City-centric TPG Telecom is losing market share as the national broadband network rollout accelerates, according to investment bank UBS.
The telco may have shed more than one per cent of market share in the year to December 2016, thanks to the regional focus of the NBN rollout, UBS analyst Tom Beadle said.
Data collated by the competition watchdog suggests TPG, with a metropolitan-skewed subscriber base of 1.9 million fixed-line broadband subscribers, may have lost even more market share in the June half - largely due to higher broadband penetration in regional areas.
Consequently, UBS has downgraded the company's FY18 earnings forecast and valuation from $A6.00 to $A5.75 per share on Monday.
Market share gains have almost been a given for TPG, Mr Beadle says, but the acceleration of the NBN rollout will result in lower consumer margins due to higher input costs, higher one-off costs to connect customers to the NBN, and further pressure on iiNet voice revenues.

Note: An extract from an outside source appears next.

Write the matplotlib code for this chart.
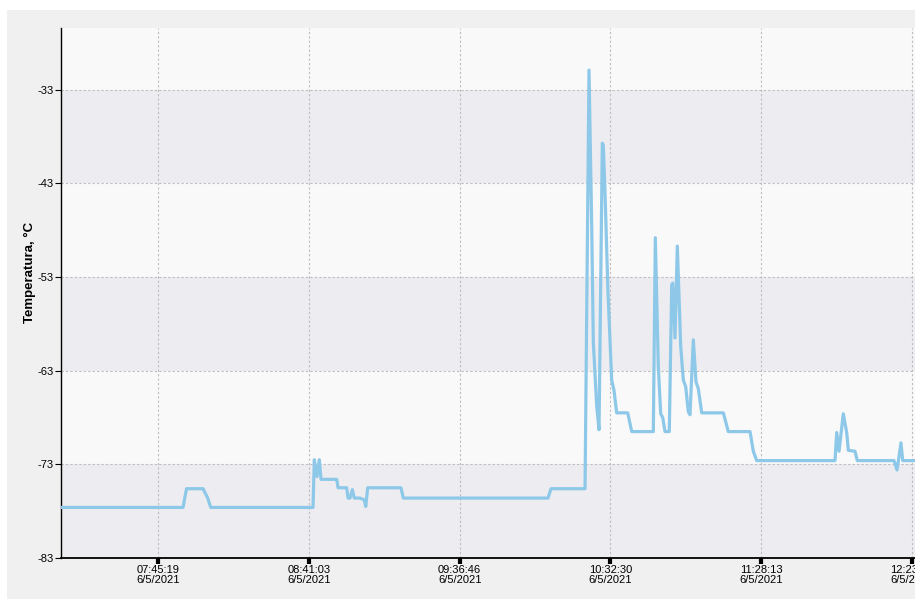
import numpy as np
import pandas as pd
import matplotlib
matplotlib.use("Agg")
import matplotlib.pyplot as plt
from matplotlib.patches import Rectangle

# Logger readings, 6/5/2021
date = "2021-06-05"
times = [
    "07:09:28", "07:54:33", "07:55:51", "08:01:57", "08:03:41", "08:04:47",
    "08:07:29", "08:08:00", "08:08:36",
    "08:42:35", "08:43:04", "08:44:04", "08:44:55", "08:45:33", "08:51:21",
    "08:51:50", "08:55:02", "08:55:31", "08:56:16", "08:57:07", "08:57:51",
    "08:59:57", "09:01:33", "09:02:04", "09:02:48", "09:15:06", "09:15:57",
    "10:09:25", "10:10:32", "10:23:06", "10:24:34", "10:25:34", "10:26:10",
    "10:27:25", "10:28:16", "10:29:29", "10:29:51", "10:30:29", "10:31:35",
    "10:32:57", "10:33:48", "10:34:48", "10:38:52", "10:40:21", "10:48:20",
    "10:49:04", "10:50:11", "10:51:04", "10:51:48", "10:52:39", "10:54:14",
    "10:55:08", "10:55:30", "10:56:21", "10:57:12", "10:58:27", "10:59:25",
    "11:00:18", "11:01:16", "11:01:53", "11:03:07", "11:04:06", "11:04:57",
    "11:06:13", "11:14:12", "11:16:02", "11:24:04", "11:25:17", "11:26:32",
    "11:55:28", "11:56:06", "11:56:57", "11:58:32", "11:59:47", "12:00:23",
    "12:02:51", "12:03:42", "12:17:16", "12:18:23", "12:19:51", "12:20:29",
    "12:30:34",
]
temps = [
    -77.6, -77.6, -75.6, -75.6, -76.6, -77.6,
    -77.6, None, -77.6,
    -77.6, -72.5, -74.3, -72.5, -74.6, -74.6,
    -75.5, -75.5, -76.6, -76.6, -75.7, -76.6,
    -76.6, -76.8, -77.5, -75.5, -75.5, -76.6,
    -76.6, -75.6, -75.6, -30.9, -47.6, -60.0,
    -66.8, -69.3, -38.7, -38.9, -44.0, -54.7,
    -64.0, -65.1, -67.5, -67.5, -69.5, -69.5,
    -48.8, -62.6, -67.6, -68.0, -69.5, -69.5,
    -53.8, -53.65, -59.5, -49.7, -60.4, -64.0,
    -64.7, -67.4, -67.7, -59.7, -64.2, -64.9,
    -67.5, -67.5, -69.5, -69.5, -71.6, -72.6,
    -72.6, -69.6, -71.6, -67.6, -69.6, -71.5,
    -71.6, -72.6, -72.6, -73.6, -70.7, -72.6,
    -72.6,
]
tick_times = ["07:45:19", "08:41:03", "09:36:46", "10:32:30", "11:28:13", "12:23:56"]
tick_date = "6/5/2021"
y_ticks = [-83, -73, -63, -53, -43, -33]
y_top = -26.4
y_label = "Temperatura, °C"

font = ["Liberation Sans Narrow", "Liberation Sans", "DejaVu Sans"]

W, H = 915, 599
fig = plt.figure(figsize=(W / 100, H / 100), dpi=100, facecolor="white")
fig.patches.append(Rectangle((7 / W, 0), 1, 1 - 10 / H, transform=fig.transFigure,
                             facecolor="#f0f0f0", edgecolor="none", zorder=-5))

x = pd.to_datetime([f"{date} {t}" for t in times])
y = np.array([np.nan if v is None else v for v in temps], dtype=float)
xt = pd.to_datetime([f"{date} {t}" for t in tick_times])

left, right = 61 / W, 930 / W
bottom, top = 1 - 558 / H, 1 - 28 / H
ax = fig.add_axes([left, bottom, right - left, top - bottom])
ax.set_facecolor("#f9f9f9")

# Alternating bands between y gridlines
for i in range(0, len(y_ticks) - 1, 2):
    ax.axhspan(y_ticks[i], y_ticks[i + 1], facecolor="#ededf1", edgecolor="none", zorder=0)

ax.plot(x, y, color="#8dc8e9", lw=2.3, solid_joinstyle="round", zorder=3)

ax.set_xlim(x[0], x[-1])
ax.set_ylim(y_ticks[0], y_top)

ax.set_yticks(y_ticks)
ax.set_yticklabels([str(v) for v in y_ticks], family=font, fontsize=8)
ax.set_xticks(xt)
ax.set_xticklabels([f"{t}\n{tick_date}" for t in tick_times], family=font,
                   fontsize=8, linespacing=1.05)

ax.grid(True, color="#bdbdbd", linestyle=(0, (2, 2)), linewidth=0.8, zorder=1)
ax.set_axisbelow(True)

for s in ("top", "right"):
    ax.spines[s].set_visible(False)
ax.spines["left"].set_linewidth(1.0)
ax.spines["bottom"].set_linewidth(1.3)
ax.tick_params(axis="x", direction="out", length=4, width=3, pad=1, colors="black")
ax.tick_params(axis="y", direction="out", length=4, width=0.8, pad=1, colors="black")

fig.text(30 / W, 1 - 272 / H, y_label, rotation=90, ha="center", va="center",
         fontsize=9.5, fontweight="bold", family=["Liberation Sans", "DejaVu Sans"])

fig.savefig("out.png", dpi=100, facecolor=fig.get_facecolor())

TPG, which acquired iiNet in 2015, will announce its FY17 result next Tuesday.
On Friday, federal Communications Minister Mitch Fifield welcomed a Senate committee recommendation to pass the Telecommunications (Regional Broadband Scheme) Charge Bill 2017, proposing a $A7 monthly charge to retail providers' fixed-line broadband customers to help subsidise the NBN's regional customers,
TPG previously has argued the subsidy is anti-competitive and could damage smaller carriers, like iiNet.
At 1335 AEST, shares in TPG were down seven cents, or 1.3 per cent, at $5.25.